"No votes in children": Children's Commissioner criticises punitive attitudes towards youth justice

Dechlan Brennan
Dechlan Brennan Published October 2, 2024 at 1.00pm (AWST)

The National Children's Commissioner says some politicians have told her there are "no votes in children" when she has tried to raise the issue of youth justice.

Speaking at the National Press Club, Anne Hollonds said Australia must abandon its "tough on crime" approach - often pushed by conservative media and politicians - and start looking towards evidence-based solutions, including earlier intervention, in order to help save children from "disadvantage, despair and desperation".

Talking about her advocacy for children in the halls of Canberra, Commissioner Hollonds said many MPs didn't see the value in advocating for something that would fail to win them votes.

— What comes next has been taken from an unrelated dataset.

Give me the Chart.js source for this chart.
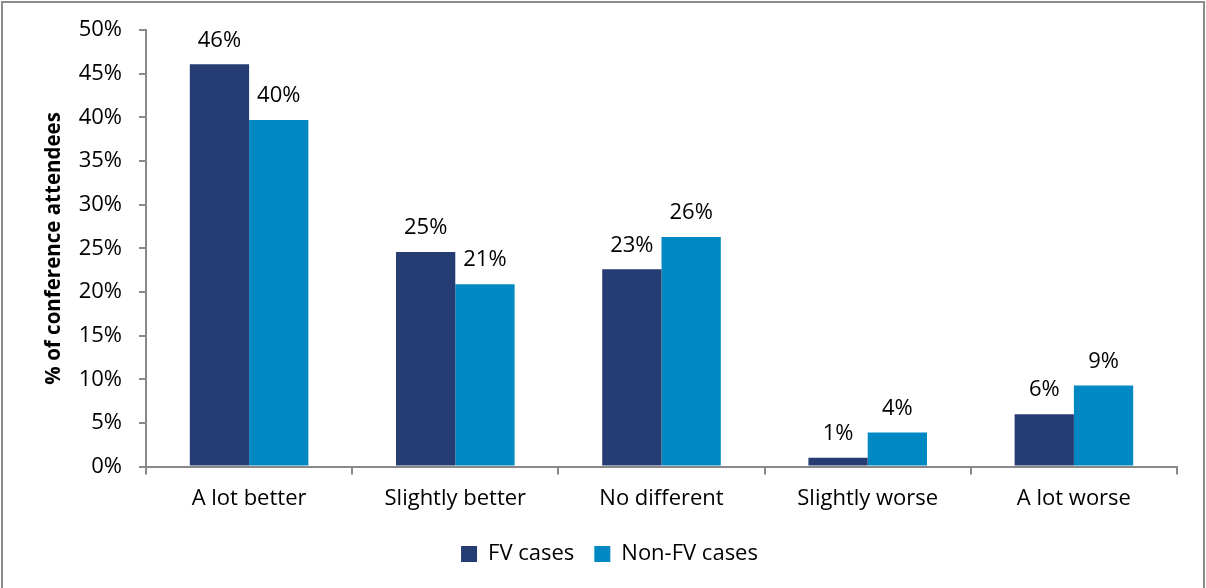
<!DOCTYPE html>
<html>
<head>
<meta charset="utf-8">
<script src="https://cdn.jsdelivr.net/npm/chart.js@4.4.1/dist/chart.umd.min.js"></script>
<style>
  html, body { margin: 0; padding: 0; background: #fff; }
  #wrap { position: relative; width: 1206px; height: 588px; }
  #frame { position: absolute; left: 1px; top: 1px; width: 1204px; height: 590px; border: 2px solid #8c8c8c; box-sizing: border-box; pointer-events: none; }
  canvas { position: absolute; left: 0; top: 0; }
</style>
</head>
<body>
<div id="wrap">
  <canvas id="chart" width="1206" height="588"></canvas>
  <div id="frame"></div>
</div>
<script>
const categories = ["A lot better", "Slightly better", "No different", "Slightly worse", "A lot worse"];
const fvCases = [46.1, 24.6, 22.6, 1.0, 6.0];
const nonFvCases = [39.7, 20.9, 26.3, 3.9, 9.3];
const fvLabels = ["46%", "25%", "23%", "1%", "6%"];
const nonFvLabels = ["40%", "21%", "26%", "4%", "9%"];
const yTicks = [0, 5, 10, 15, 20, 25, 30, 35, 40, 45, 50];

const FONT = "'Open Sans', sans-serif";
const AXIS = "#898989";

// value labels above each bar
const barLabels = {
  id: "barLabels",
  afterDatasetsDraw(chart) {
    const c = chart.ctx;
    const texts = [fvLabels, nonFvLabels];
    c.save();
    c.font = "22px " + FONT;
    c.fillStyle = "#000";
    c.textAlign = "center";
    c.textBaseline = "bottom";
    chart.data.datasets.forEach((ds, i) => {
      chart.getDatasetMeta(i).data.forEach((bar, j) => {
        c.fillText(texts[i][j], bar.x, bar.y - 13);
      });
    });
    c.restore();
  },
};

new Chart(document.getElementById("chart"), {
  type: "bar",
  data: {
    labels: categories,
    datasets: [
      {
        label: "FV cases",
        data: fvCases,
        backgroundColor: "#253d73",
      },
      {
        label: "Non-FV cases",
        data: nonFvCases,
        backgroundColor: "#0088c2",
      },
    ],
  },
  options: {
    responsive: false,
    animation: false,
    layout: { padding: { left: 42, right: 29, top: 19, bottom: 13 } },
    datasets: { bar: { categoryPercentage: 0.575, barPercentage: 1 } },
    plugins: {
      legend: {
        position: "bottom",
        labels: {
          color: "#000",
          font: { family: FONT, size: 22 },
          boxWidth: 16,
          boxHeight: 16,
          padding: 20,
        },
      },
      tooltip: { enabled: false },
    },
    scales: {
      x: {
        grid: { drawOnChartArea: false, drawTicks: true, tickLength: 8, color: AXIS, lineWidth: 2 },
        border: { display: true, color: AXIS, width: 2 },
        ticks: { color: "#000", font: { family: FONT, size: 22 }, padding: 11 },
      },
      y: {
        min: 0,
        max: 50,
        afterBuildTicks(scale) {
          scale.ticks = yTicks.map((v) => ({ value: v }));
        },
        afterFit(scale) {
          scale.width = 104;
        },
        grid: { drawOnChartArea: false, drawTicks: true, tickLength: 7, color: AXIS, lineWidth: 2 },
        border: { display: true, color: AXIS, width: 2 },
        ticks: {
          color: "#000",
          font: { family: FONT, size: 22 },
          padding: 17,
          callback: (v) => v + "%",
        },
        title: {
          display: true,
          text: "% of conference attendees",
          color: "#000",
          font: { family: FONT, size: 20.5, weight: "bold" },
          padding: { top: 0, bottom: 4 },
        },
      },
    },
  },
  plugins: [barLabels],
});
</script>
</body>
</html>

"The truth is, while we may all be shocked in the moment when there's a tragedy reported in the media – and there's just about every week – these serious failures and systemic neglect of children do not seem to affect a party's political fortunes at elections," she said.

"Despite the economic costs, and the questionable morality of strategies contrary to the evidence, when I ask about lack of progress on reform, I'm told by some members of Parliament there's no votes in children."

Jurisdictions across Australia have enacted punitive measures toward children, despite a significant swathe of evidence showing it fails the community.

In NSW, the government accepted new bail laws would see more children incarcerated, but enacted them regardless; whilst in Victoria, the government gave in to attacks by police sources in the media, as well as the Herald Sun, and dropped their commitment to raise the age of criminal responsibility to 14-years-of-age.

Last year, Queensland twice suspended the Human Rights Act – to criminalise youth breaches of bail and house children in adult watch houses – and the opposition have vowed to go even harder, with their "adult crime, adult time" pre-election mantra.

Speaking on Wednesday, Commissioner Hollonds said youth detention centres in Australia were "places where the most egregious breaches of the human rights of children are happening".

"What was most chilling for me was to meet children who had no-one, who were completely alone, who spoke of feeling shut out and shunned by society," she said.

"These children were unable to tell me about any hopes or dreams or plans for the future. All they could see in their future was more of the same but in adult prison. Barely literate, their lack of education or training gave them no prospects for a job, and they had no-one to help them.

"The light had gone out of their eyes."

Arguing the country can't continue its "business as usual" pathway, the commissioner stated: "After the child protection system, often the next station on the train line for them is the criminal justice system."

She called for a cabinet minister for children, as well as the establishment of a ministerial council for child wellbeing that reports to the national cabinet, before arguing whilst Australia had ratified the convention on the rights of the child in 1990, unlike other countries, no legislation exists to enable the responsibilities "we have signed up to".

"There is currently no-one held responsible for example, when the conditions in detention are breaching international human rights conventions," Commissioner Hollonds said.

"And this was made clear at a recent inquest into the tragic death by suicide of young Cleveland Dodd."

Cleveland, a 16-year-old Yamatji boy, died in WA's notorious Unit 18 last year.

The resulting inquest into his death has seen department heads and politicians criticised for lying, politicising youth justice, and a failure to support some of the state's most vulnerable children.

In August, child who identified as Indigenous died in Banksia Hill Youth Detention Centre, resulting in a wave of protests and criticism of the WA government.

Commissioner Hollonds argued human rights as a concept for children was "not well understood" in Australia, stating you never hear about their children's rights "talked about in Question Time or on the news".

"But you'll hear about workers' rights, women's rights, consumer rights, for example," she said.

"The term children's rights…it doesn't really roll off the tongue, does it, in Australia? And that helps to explain why we continue to see breaches of human rights, and in [the] child justice system.

"It's getting worse, not better, and it has to stop."